私の親なんて、子供が生き甲斐の全てみたいな人です。
別に子供に介護を期待してるとかじゃなくてね、子供は自分そのものなんですね、彼女にとっては。
私は親になった経験が無いのでわからないですけど、親という立場の人は多かれ少なかれその感覚は分かるのではないでしょうか。


だから私的には親となったおろちょんさんが、こういう記事を書かれたことは意外でしたし、強いなぁと思いましたね。
自分の子供が「死ぬより辛い」と言うならば、死んで幸福になる道を選んでもいいよ、って言えるのは、親としてものすごい愛情だと思う。
私がもし親だったら、多分「頼む、私の為にどんなに苦しくても生きて!」ってすがりつきそうです。
私は自分の親に「死ぬ」なんてことは一度たりとも口にしたことは無いから彼女がどう答えるかはわからないけど、私自身にとって、今までの彼女の全愛情に対して「自ら死ぬ」という形の仇を返すのは、死ぬよりもっと勇気がいる。
それなら人生の全ての辛酸を修行だと思い、地下道で毛布にくるまってやり過ごす方がまだマシなのでは、いやその選択しか無いのでは?と思う訳です。

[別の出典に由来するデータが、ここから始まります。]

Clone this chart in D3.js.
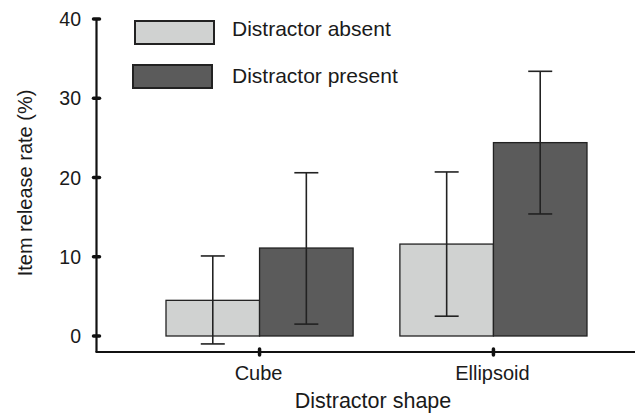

という訳で、親が生きている限り、残念ながら私には「自殺」という自由はないのです。


親が死んで初めて私は本当の意味で「自由」になるのだなぁと思ったりします。
けど繋がれた紐を切られた風船が、空高く上っていくように、自由とはこの世界に私を繋ぎとめるものが無くなるということで、そうなったら・・・うーん、どうするんでしょうね、私。
日頃から、親がいなくて、かつ、子供もいないけど、前向きに生きてる人を見ると、「なんて心の強い人なのだろう」と尊敬してしまいます。


以上、アンデルセンに負けず劣らずの自己憐憫記事でした。
皆様におかれましては楽しいGWをお過ごしくださいませ。